Published: 7 September 2021
The coronavirus pandemic has seen field epidemiologists from around the world take to Twitter to accelerate advancements in the specialism, highlights a new paper co-authored by Professor Daniel Thomas, Consultant Epidemiologist in the Communicable Disease Surveillance Centre at Public Health Wales.
Celebrating the first World Field Epidemiology Day (7 September 2021), the perspective piece, published in the International Journal of Infectious diseases, details how the social media platform has allowed field epidemiologists to come together and keep up with the fast pace of advancements that the pandemic demanded.
Professor Daniel Thomas, who co-authored the paper as part of his work for EPIET, the European Field Epidemiology Training Fellowship Program, said:
“The COVID-19 pandemic has fundamentally changed the way that public health professionals work and communicate. Over a very short time span, remote working arrangements have become the norm, and meetings have shifted online. Physical distancing measures have accelerated a trend toward digital communication. At the same time, the work of epidemiologists has been held under a magnifying glass by journalists, governments and the general public, in a way not previously seen.”
“With social media becoming an integral part of our society over the last decade, Twitter is now a key communication tool and platform for professional networking among epidemiologists (#EpiTwitter).
“This work formed a part of my ongoing commitment to continued professional advancement in field epidemiology, as we now strive to further training opportunities and to putting Public Heath Wales right at the forefront of excellence in this area.”

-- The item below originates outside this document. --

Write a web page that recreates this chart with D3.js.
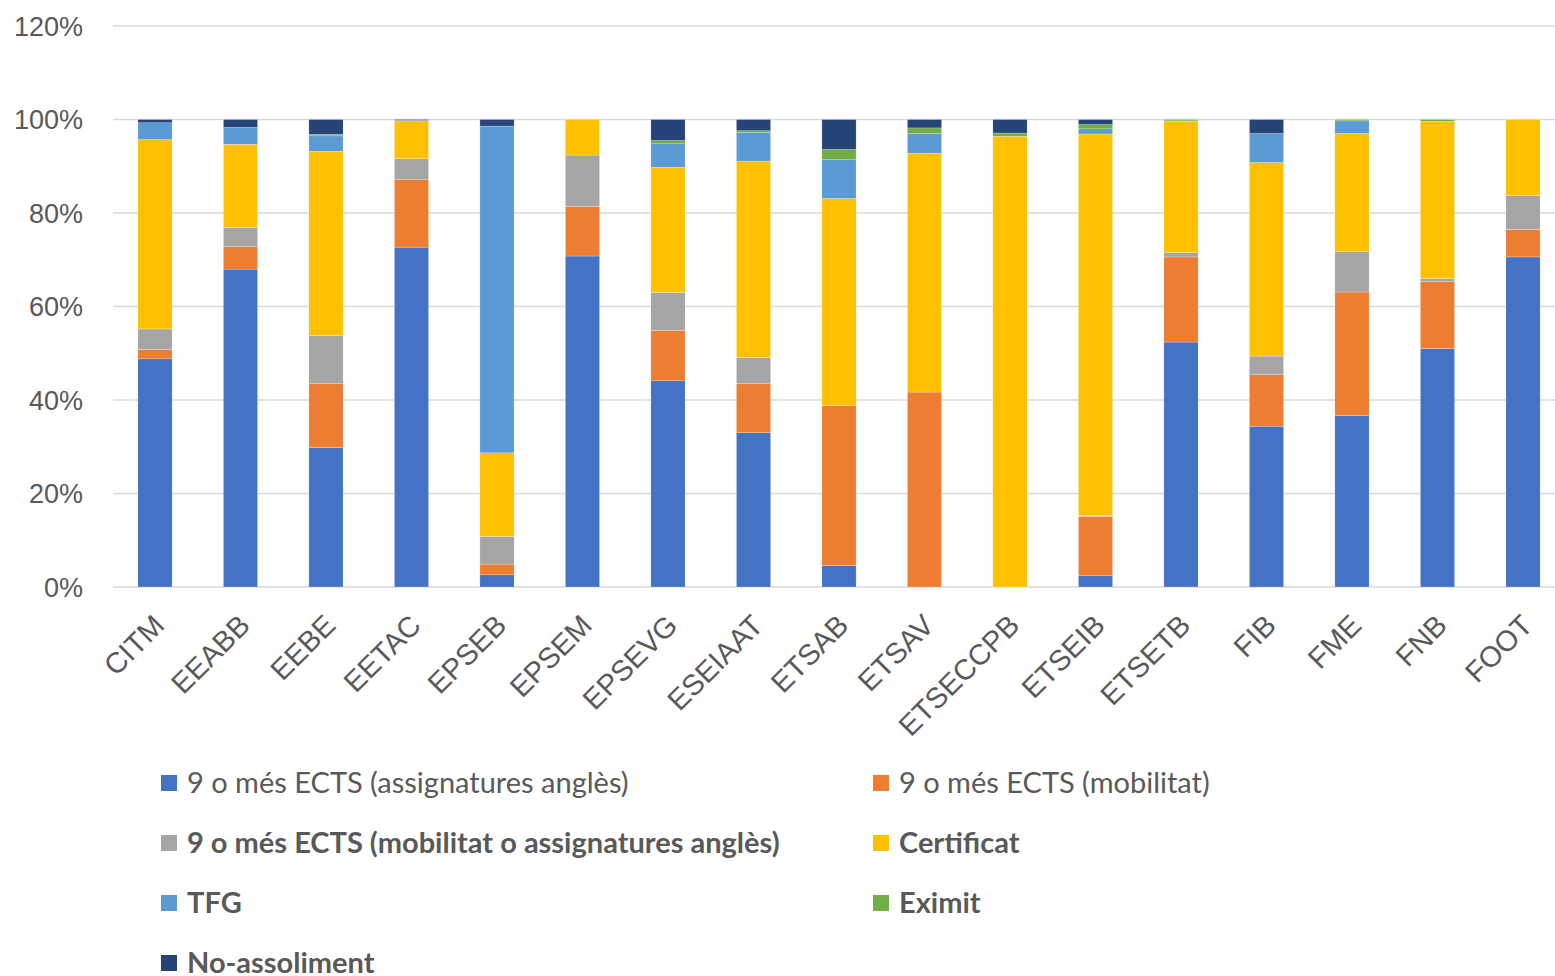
<!DOCTYPE html>
<html>
<head>
<meta charset="utf-8">
<script src="https://cdn.jsdelivr.net/npm/d3@7"></script>
<style>
  body { margin: 0; background: #fff; }
  svg { display: block; font-family: Lato, "Open Sans", sans-serif; }
  .tick-label { fill: #595959; font-size: 27px; }
  .x-label { fill: #595959; font-size: 29px; }
  .legend-text { fill: #595959; font-size: 29px; }
</style>
</head>
<body>
<script>
'use strict';

// schools on the x axis
const categories = ["CITM", "EEABB", "EEBE", "EETAC", "EPSEB", "EPSEM", "EPSEVG", "ESEIAAT",
  "ETSAB", "ETSAV", "ETSECCPB", "ETSEIB", "ETSETB", "FIB", "FME", "FNB", "FOOT"];

// percentages per series
const assignaturesAngles = [48.8, 68.0, 29.8, 72.7, 2.6, 70.8, 44.1, 33.0, 4.6, 0, 0, 2.4, 52.4, 34.4, 36.7, 51.0, 70.6];
const mobilitat = [2.0, 4.8, 13.8, 14.4, 2.3, 10.6, 10.8, 10.6, 34.2, 41.7, 0, 12.7, 18.2, 11.0, 26.4, 14.3, 5.9];
const mobilitatOAngles = [4.4, 4.1, 10.2, 4.5, 5.9, 11.0, 8.1, 5.5, 0, 0, 0, 0.2, 0.9, 4.0, 8.6, 0.7, 7.2];
const certificat = [40.5, 17.8, 39.4, 8.1, 17.9, 7.6, 26.8, 42.0, 44.3, 51.1, 96.4, 81.6, 28.1, 41.4, 25.3, 33.6, 16.3];
const tfg = [3.6, 3.6, 3.3, 0.1, 69.9, 0, 5.0, 6.1, 8.3, 4.2, 0, 1.1, 0.1, 6.2, 2.7, 0, 0];
const eximit = [0, 0, 0.3, 0, 0, 0, 0.7, 0.4, 2.2, 1.2, 0.7, 0.9, 0.3, 0, 0.3, 0.4, 0];
const noAssoliment = [0.7, 1.7, 3.2, 0.2, 1.4, 0, 4.5, 2.4, 6.4, 1.8, 2.9, 1.1, 0, 3.0, 0, 0, 0];

const yTicks = [0, 20, 40, 60, 80, 100, 120];

const series = [
  { key: "a", name: "9 o més ECTS (assignatures anglès)", values: assignaturesAngles, color: "#4472C4", bold: false },
  { key: "b", name: "9 o més ECTS (mobilitat)", values: mobilitat, color: "#ED7D31", bold: false },
  { key: "c", name: "9 o més ECTS (mobilitat o assignatures anglès)", values: mobilitatOAngles, color: "#A5A5A5", bold: true },
  { key: "d", name: "Certificat", values: certificat, color: "#FFC000", bold: true },
  { key: "e", name: "TFG", values: tfg, color: "#5B9BD5", bold: true },
  { key: "f", name: "Eximit", values: eximit, color: "#70AD47", bold: true },
  { key: "g", name: "No-assoliment", values: noAssoliment, color: "#264478", bold: true }
];

const width = 1555, height = 976;

const svg = d3.select("body").append("svg")
  .attr("width", width)
  .attr("height", height);

// build table for the stack
const table = categories.map((c, i) => {
  let row = { cat: c };
  series.forEach(s => { row[s.key] = s.values[i]; });
  return row;
});

const stack = d3.stack().keys(series.map(s => s.key));
const stacked = stack(table);

const x = d3.scaleBand()
  .domain(categories)
  .range([112.25, 1565.75])
  .paddingInner(0.6)
  .paddingOuter(0.3);

const y = d3.scaleLinear()
  .domain([0, 120])
  .range([587, 26]);

// gridlines
svg.append("g")
  .selectAll("line")
  .data(yTicks)
  .enter()
  .append("line")
    .attr("x1", 113)
    .attr("x2", width)
    .attr("y1", d => y(d))
    .attr("y2", d => y(d))
    .attr("stroke", "#d9d9d9")
    .attr("stroke-width", 1.5);

// y axis labels
const yAxis = d3.axisLeft(y)
  .tickValues(yTicks)
  .tickFormat(d => d + "%")
  .tickSize(0)
  .tickPadding(0);

const yg = svg.append("g")
  .attr("transform", "translate(83,0)")
  .call(yAxis);
yg.select(".domain").remove();
yg.selectAll("text")
  .attr("class", "tick-label")
  .attr("font-family", null)
  .attr("font-size", null)
  .attr("dy", "0.35em");

// stacked bars
svg.append("g")
  .selectAll("g")
  .data(stacked)
  .enter()
  .append("g")
    .attr("fill", (d, i) => series[i].color)
  .selectAll("rect")
  .data(d => d)
  .enter()
  .append("rect")
    .attr("x", d => x(d.data.cat))
    .attr("width", x.bandwidth())
    .attr("y", d => y(d[1]))
    .attr("height", d => y(d[0]) - y(d[1]))
    .attr("stroke", "#ffffff")
    .attr("stroke-width", 0.4)
    .attr("stroke-opacity", 0.6);

// x axis labels, rotated
const xAxis = d3.axisBottom(x).tickSize(0).tickPadding(0);
const xg = svg.append("g")
  .call(xAxis);
xg.select(".domain").remove();
xg.selectAll(".tick").attr("transform", d => "translate(" + (x(d) + x.bandwidth() / 2 + 4) + ",620)");
xg.selectAll("text")
  .attr("class", "x-label")
  .attr("font-family", null)
  .attr("font-size", null)
  .attr("fill", null)
  .attr("y", 0)
  .attr("dy", "0.35em")
  .attr("text-anchor", "end")
  .attr("transform", "rotate(-45)");

// legend
const legendPos = [
  { x: 161, y: 783 }, { x: 873, y: 783 },
  { x: 161, y: 843 }, { x: 873, y: 843 },
  { x: 161, y: 903 }, { x: 873, y: 903 },
  { x: 161, y: 963 }
];

const legend = svg.append("g")
  .selectAll("g")
  .data(series)
  .enter()
  .append("g")
    .attr("transform", (d, i) => "translate(" + legendPos[i].x + "," + legendPos[i].y + ")");

legend.append("rect")
  .attr("x", 0)
  .attr("y", -8)
  .attr("width", 16)
  .attr("height", 16)
  .attr("fill", d => d.color);

legend.append("text")
  .attr("class", "legend-text")
  .attr("x", 26)
  .attr("y", 0)
  .attr("dy", "0.35em")
  .attr("font-weight", d => d.bold ? "bold" : "normal")
  .text(d => d.name);
</script>
</body>
</html>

’Social media for field epidemiologists: How to use twitter during the #Covid-19 pandemic’ reflects on the use of Twitter by field epidemiologists and public health microbiologists for rapid professional exchange, public communication of science and professional development during the pandemic. It discusses how Twitter can be used in a variety of ways, both at professionals’ home institutions and during field deployment. These include information dissemination, science communication and public health advocacy, professional development, networking and experience exchange.